Nation/World


Part-Time Jobs Work For Teens But More Than 20 Hours Cuts Into School Activities

FRIDAY, DEC. 12, 1997

Edgar DeLeon still feels the sting of handing over his beloved baseball jersey to the high school coach.

Edgar traded his childhood game for a minimum-wage job.

To find time for his 30-hour-a-week job at a Chicago supermarket, Edgar also turned down membership in the National Honor Society and quit the International Culture Society.

“There are days when I think I can’t do it,” said Edgar, age 17. “But you have to make choices. The Honor Society - that was something big to me. But just the thought that I got in was enough. You have to ask yourself, ‘Are you willing to give things up?”’

Edgar’s sacrifice illustrates what a series of studies have shown: Too much work can deprive kids of rewarding teenage experiences. For some, it can be harmful. New research even has pinpointed where the danger begins.

Twenty hours a week is the magic number. Working less than that can give teenagers self-esteem and a sense of responsibility along with a paycheck. These youths tend to find time to work by cutting their television-watching.

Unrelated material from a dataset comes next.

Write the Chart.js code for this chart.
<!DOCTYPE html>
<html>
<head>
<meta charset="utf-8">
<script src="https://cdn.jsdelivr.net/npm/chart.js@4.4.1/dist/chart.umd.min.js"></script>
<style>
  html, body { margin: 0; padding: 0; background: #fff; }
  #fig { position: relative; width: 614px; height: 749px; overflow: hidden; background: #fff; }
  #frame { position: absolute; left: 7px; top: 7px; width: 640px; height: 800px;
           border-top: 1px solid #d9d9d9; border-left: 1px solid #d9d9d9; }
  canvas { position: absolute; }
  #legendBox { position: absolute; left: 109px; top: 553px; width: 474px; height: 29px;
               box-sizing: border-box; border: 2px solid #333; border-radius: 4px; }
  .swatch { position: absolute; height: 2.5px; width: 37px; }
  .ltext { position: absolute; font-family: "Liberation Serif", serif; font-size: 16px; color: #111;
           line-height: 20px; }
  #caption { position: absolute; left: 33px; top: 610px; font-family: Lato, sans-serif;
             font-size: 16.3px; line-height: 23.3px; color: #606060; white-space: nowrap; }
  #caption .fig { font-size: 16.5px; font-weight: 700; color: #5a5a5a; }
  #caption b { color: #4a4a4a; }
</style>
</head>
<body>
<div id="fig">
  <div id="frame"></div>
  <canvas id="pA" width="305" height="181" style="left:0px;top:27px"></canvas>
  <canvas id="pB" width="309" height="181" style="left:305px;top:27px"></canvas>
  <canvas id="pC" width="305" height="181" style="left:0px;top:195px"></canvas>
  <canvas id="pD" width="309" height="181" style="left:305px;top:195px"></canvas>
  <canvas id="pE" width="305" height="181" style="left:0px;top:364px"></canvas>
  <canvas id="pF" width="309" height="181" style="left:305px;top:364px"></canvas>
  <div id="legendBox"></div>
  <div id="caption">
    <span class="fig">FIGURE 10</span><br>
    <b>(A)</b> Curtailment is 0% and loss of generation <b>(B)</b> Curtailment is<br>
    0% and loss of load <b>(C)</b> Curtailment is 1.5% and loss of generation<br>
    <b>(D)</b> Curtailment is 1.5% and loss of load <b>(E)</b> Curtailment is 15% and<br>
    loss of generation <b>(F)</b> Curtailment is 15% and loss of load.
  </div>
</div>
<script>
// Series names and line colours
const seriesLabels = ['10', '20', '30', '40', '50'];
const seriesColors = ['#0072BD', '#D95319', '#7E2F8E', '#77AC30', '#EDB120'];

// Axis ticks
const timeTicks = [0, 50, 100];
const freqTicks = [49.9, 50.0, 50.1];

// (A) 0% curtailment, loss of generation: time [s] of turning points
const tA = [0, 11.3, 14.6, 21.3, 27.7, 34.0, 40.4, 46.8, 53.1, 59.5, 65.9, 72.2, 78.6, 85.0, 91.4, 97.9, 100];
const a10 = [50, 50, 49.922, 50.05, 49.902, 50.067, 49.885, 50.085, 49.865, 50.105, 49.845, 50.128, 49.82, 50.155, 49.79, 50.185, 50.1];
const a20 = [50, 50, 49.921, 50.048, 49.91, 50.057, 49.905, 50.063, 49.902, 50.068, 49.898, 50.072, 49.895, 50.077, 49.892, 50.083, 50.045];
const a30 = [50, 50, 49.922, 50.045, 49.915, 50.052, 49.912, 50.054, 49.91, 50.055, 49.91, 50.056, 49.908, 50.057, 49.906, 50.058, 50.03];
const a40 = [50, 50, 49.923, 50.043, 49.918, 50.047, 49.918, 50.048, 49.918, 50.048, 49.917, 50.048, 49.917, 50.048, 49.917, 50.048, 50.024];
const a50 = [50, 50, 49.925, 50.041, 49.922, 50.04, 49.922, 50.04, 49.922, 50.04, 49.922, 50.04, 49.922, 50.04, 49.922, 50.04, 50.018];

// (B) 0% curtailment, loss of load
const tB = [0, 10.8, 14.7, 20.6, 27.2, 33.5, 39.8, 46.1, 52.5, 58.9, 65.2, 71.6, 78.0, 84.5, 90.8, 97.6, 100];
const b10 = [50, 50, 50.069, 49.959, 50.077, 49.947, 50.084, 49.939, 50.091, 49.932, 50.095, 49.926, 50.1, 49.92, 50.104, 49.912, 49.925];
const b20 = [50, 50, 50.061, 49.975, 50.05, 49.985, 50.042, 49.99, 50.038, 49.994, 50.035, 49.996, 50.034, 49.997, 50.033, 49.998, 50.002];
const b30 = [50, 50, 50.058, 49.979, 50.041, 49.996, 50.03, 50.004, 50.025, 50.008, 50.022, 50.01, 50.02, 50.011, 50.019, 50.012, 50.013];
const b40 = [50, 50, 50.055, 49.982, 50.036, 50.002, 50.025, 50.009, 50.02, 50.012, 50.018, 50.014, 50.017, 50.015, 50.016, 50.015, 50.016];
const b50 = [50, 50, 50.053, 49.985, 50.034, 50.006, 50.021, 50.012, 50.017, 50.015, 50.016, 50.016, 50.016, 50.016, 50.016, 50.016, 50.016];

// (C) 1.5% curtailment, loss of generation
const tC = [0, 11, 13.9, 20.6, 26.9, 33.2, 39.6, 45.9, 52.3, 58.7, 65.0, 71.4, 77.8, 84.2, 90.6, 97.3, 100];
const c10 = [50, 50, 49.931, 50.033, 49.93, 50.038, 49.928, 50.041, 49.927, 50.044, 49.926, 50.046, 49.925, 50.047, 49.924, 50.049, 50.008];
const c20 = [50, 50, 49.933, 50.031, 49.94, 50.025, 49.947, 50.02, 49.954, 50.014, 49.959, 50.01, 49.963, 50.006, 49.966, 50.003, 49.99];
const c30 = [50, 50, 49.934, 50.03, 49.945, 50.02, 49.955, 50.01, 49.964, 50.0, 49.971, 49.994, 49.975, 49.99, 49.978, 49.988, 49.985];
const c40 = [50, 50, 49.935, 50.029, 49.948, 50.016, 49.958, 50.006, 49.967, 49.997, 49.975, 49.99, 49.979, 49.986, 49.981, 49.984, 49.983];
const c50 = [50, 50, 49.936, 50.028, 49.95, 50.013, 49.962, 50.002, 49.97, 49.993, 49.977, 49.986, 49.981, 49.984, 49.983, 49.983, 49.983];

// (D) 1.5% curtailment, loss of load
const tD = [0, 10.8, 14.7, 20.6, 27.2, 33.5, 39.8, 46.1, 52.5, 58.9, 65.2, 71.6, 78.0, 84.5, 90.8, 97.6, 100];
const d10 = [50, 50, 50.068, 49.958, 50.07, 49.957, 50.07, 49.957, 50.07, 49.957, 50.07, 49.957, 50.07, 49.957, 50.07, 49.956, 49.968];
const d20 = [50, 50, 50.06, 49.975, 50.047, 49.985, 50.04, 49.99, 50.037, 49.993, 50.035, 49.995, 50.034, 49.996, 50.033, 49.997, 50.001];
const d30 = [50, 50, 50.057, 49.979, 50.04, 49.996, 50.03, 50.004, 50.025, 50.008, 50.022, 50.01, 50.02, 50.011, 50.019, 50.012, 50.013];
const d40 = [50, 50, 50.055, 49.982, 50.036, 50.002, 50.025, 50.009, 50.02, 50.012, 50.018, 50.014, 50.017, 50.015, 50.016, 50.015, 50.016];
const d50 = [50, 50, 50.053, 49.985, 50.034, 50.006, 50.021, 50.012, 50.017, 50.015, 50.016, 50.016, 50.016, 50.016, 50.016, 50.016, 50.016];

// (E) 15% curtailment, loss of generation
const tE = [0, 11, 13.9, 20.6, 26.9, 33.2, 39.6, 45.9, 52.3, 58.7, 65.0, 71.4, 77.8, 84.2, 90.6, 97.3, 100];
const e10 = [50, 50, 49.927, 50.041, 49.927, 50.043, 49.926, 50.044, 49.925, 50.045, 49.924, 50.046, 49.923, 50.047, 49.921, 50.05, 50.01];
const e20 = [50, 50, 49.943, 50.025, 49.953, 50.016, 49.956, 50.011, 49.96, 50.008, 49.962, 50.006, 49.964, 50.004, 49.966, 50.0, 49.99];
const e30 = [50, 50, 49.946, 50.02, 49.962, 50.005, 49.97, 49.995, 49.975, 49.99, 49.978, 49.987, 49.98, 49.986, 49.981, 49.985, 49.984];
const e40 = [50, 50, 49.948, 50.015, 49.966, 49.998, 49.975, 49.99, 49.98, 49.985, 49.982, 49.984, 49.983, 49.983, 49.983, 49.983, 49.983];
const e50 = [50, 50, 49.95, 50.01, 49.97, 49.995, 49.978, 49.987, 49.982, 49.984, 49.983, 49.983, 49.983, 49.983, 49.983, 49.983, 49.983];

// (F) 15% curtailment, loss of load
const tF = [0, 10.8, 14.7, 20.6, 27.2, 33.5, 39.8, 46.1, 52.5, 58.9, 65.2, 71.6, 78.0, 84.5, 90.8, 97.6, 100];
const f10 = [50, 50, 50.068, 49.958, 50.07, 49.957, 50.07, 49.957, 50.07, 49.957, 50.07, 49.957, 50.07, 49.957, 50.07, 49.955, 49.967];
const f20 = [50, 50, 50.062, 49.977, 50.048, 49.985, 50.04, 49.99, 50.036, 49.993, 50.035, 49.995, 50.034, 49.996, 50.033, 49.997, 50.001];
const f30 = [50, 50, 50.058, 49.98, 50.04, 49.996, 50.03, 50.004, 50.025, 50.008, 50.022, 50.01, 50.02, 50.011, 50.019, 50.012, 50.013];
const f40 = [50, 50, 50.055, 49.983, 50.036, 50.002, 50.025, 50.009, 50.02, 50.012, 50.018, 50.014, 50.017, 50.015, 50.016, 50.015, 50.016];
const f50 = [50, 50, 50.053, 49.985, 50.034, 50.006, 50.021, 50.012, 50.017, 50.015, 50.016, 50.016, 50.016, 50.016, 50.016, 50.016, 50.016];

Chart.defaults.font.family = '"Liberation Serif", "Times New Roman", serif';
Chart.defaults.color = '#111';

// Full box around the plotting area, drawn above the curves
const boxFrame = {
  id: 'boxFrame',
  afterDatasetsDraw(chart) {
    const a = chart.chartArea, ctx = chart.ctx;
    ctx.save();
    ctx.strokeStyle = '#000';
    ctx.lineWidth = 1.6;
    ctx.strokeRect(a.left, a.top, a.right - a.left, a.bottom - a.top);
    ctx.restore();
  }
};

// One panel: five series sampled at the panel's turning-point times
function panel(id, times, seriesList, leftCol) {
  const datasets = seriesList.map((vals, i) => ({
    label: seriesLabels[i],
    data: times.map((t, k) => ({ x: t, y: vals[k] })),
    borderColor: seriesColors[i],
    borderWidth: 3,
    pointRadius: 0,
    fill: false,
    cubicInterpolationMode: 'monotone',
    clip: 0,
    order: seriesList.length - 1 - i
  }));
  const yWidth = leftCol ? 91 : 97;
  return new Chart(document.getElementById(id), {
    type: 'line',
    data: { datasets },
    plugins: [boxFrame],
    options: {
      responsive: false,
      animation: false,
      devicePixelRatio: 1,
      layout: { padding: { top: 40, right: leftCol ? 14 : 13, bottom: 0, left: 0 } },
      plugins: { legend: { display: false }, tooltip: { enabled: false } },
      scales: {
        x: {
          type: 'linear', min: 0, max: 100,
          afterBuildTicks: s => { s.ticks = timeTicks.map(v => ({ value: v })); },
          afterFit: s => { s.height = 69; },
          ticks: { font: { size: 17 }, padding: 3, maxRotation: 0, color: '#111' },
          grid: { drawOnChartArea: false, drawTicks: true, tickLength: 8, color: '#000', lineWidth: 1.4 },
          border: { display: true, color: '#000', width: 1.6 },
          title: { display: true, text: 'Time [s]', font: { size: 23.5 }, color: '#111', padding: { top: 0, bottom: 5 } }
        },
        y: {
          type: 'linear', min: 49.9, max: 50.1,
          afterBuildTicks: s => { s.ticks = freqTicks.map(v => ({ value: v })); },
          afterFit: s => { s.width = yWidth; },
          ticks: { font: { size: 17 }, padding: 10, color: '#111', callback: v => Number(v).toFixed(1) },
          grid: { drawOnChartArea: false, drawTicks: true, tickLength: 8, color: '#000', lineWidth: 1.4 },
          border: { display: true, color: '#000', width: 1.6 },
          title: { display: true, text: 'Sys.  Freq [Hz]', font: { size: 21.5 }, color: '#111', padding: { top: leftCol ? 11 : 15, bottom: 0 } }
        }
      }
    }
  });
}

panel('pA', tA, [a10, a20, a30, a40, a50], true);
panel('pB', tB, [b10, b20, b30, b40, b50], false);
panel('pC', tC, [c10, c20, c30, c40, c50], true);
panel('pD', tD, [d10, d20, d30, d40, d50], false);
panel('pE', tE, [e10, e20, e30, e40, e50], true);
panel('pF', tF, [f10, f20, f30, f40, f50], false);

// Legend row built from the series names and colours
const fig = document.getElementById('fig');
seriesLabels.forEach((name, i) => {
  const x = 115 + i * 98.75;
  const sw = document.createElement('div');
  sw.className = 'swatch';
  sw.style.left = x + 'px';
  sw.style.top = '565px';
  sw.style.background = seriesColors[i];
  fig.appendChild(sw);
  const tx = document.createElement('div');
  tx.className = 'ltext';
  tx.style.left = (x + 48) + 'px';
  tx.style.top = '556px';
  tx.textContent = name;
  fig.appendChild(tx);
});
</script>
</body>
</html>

But when they work more than 20 hours a week, teenagers start dropping out of after-school clubs and sports and devoting less time to schoolwork. But somehow, they still find time for drinking, smoking and sex.

Teenagers who are newly flush with cash often decide to use it to buy cigarettes or alcohol. Work also exposes them to older adults or teenagers out of school who may have more sexual experience.

“Too much work puts the center of kids’ lives outside of school,” said J. Richard Udry, a professor at the University of North Carolina at Chapel Hill and an expert in adolescent behavior.

Simple arithmetic explains why more than 20 hours of work is bad. Teenagers typically spend 35 hours a week in school and 10 hours on homework. Adding a 20-hour job amounts to a 65-hour workweek. For some kids, problems begin when work exceeds 10 hours a week.

“There’s only so many hours in your day,” said Teri Gimbel, guidance director at a high school in Tallahassee, Fla. “You can’t do it all. School must come first.”

Educators, sociologists and psychologists agree - and a series of studies since the 1970s bear out - that school and family should be the center of a teenager’s universe.

In the latest and most comprehensive of these studies, scientists surveyed 90,000 teenagers from 1994-96 to find out what makes some kids well-adjusted while others tumble into crime, drugs, bad grades and early pregnancy.

Overall, the $25 million study mandated by Congress found that whatever their social and economic status, teenagers who feel close to their parents and connected to school suffer less stress and are less likely to contemplate suicide, drink, smoke, do drugs, engage in violence or have early sexual experience.

While the researchers haven’t analyzed all the survey results, “one finding that leaped out at us is that kids who work for pay 20 hours a week or more end up in a higher-risk category,” said Michael Resnick, a University of Minnesota professor who helped conduct the study. “This finding was robust and powerful enough that it deserves attention.”

About a half-dozen states have recently changed child-labor laws to limit hours during the school year. A 1993 law in Washington state limits children ages 14 and 15 to three hours on school days and a total of 16 hours a week. Older teenagers can work no more than 20 hours a week.

In 1991, New York lawmakers limited 14- and 15-year-olds to 18 hours a week and older teenagers to 28 hours a week.

Of the almost 8 million 16- and 17-year-olds in the United States, more than 2.5 million worked in September, data from the U.S. Bureau of Labor Statistics show. The proportion of kids working has changed little over the past decade.

Researchers have known for about two decades that excessive work leads to poor academic performance and increased substance abuse. Laurence Steinberg, a Temple University professor, reached similar conclusions in the 1970s. He found that working kids use drugs and alcohol 33 percent more often than do kids who don’t work at all.

Steinberg’s studies tracked students over several years, enabling him to answer the chicken-or-egg question of whether alienation from school leads kids into work or if the work causes academic trouble and delinquent behavior.

“We have pretty good evidence that working more than 20 hours a week leads to these problems,” Steinberg said.

A 1994 study of 20,000 Washington state high school students found that about 31 percent of the students who worked more than 20 hours reported regular drug use, compared with less than 20 percent of the students who worked fewer than 20 hours.

Resnick and Udry attribute increased substance abuse to teenagers having more disposable income and exposure to adults.

For Edgar DeLeon, most of the money goes to necessities. “It’s just me and Mom now. I had to help around the house. Pay a little of the phone bill, buy some groceries.”

When he has money left over, he spends it on gasoline, food at school, movies and dates with his girlfriend.

“There’s always a couple in the crowd who buy cigarettes or get someone to buy them beer to throw a party,” Edgar said. “They get a job and then waste the money.”